Gaming has become an incredibly data-intensive activity. The best games today have intricately detailed graphics, expansive open worlds, and incredibly immersive soundscapes. All of this translates to huge game installation sizes – many popular titles now require 80-100GB or more of storage space.
On top of the games themselves, gamers need room to save gameplay recordings and screenshots, download game mods and custom content, and store previous save files. For hardcore gamers building a high-performance gaming PC, choosing the right storage is crucial.
The best hard drives for gaming need to offer ample capacity to house your entire game library with room to grow. But they also must deliver fast data speeds – a slow hard drive will cause textures to load sluggishly, lengthy load screens between zones, and constant stuttering during gameplay.

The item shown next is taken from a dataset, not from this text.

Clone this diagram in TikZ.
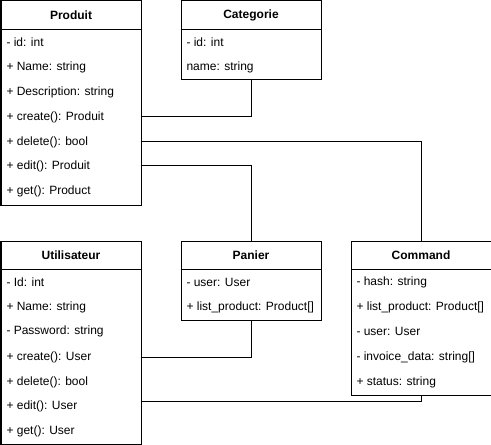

In this guide, we‘ve selected the top hard drive models to power your gaming rig based on speed, capacity options, cache size, physical dimensions and overall value and reliability.
How We Chose the Best Hard Drives for Gaming
Several key factors determine which hard drives excel for high-performance gaming:
RPM Speed: The rotational speed of the hard drive has a major impact on random access speeds. 7200 RPM is standard in performance-oriented drives today, while 5400 RPM models tend to be cheaper but slower options.
Cache Size: The cache buffers frequently accessed data for faster access. More cache (usually 64MB or greater for gaming drives) means better performance.
Capacity: With some games taking up over 100GB each install, you want ample room for at least 10-20 AAA titles, plus indie games, mods and future expansion space. 1-2TB is a good starting point for most gamers.
Interface: Internal SATA hard drives with 6Gbps throughput offer the best results for most users, providing substantially faster speeds than external USB hard drives. M.2 NVMe solid state drives are faster still, but with much higher per-gigabyte costs.
Physical Size: Standard 3.5" desktop hard drives offer the highest capacities, while more compact 2.5" notebook drives can still deliver great performance if your case has limited space.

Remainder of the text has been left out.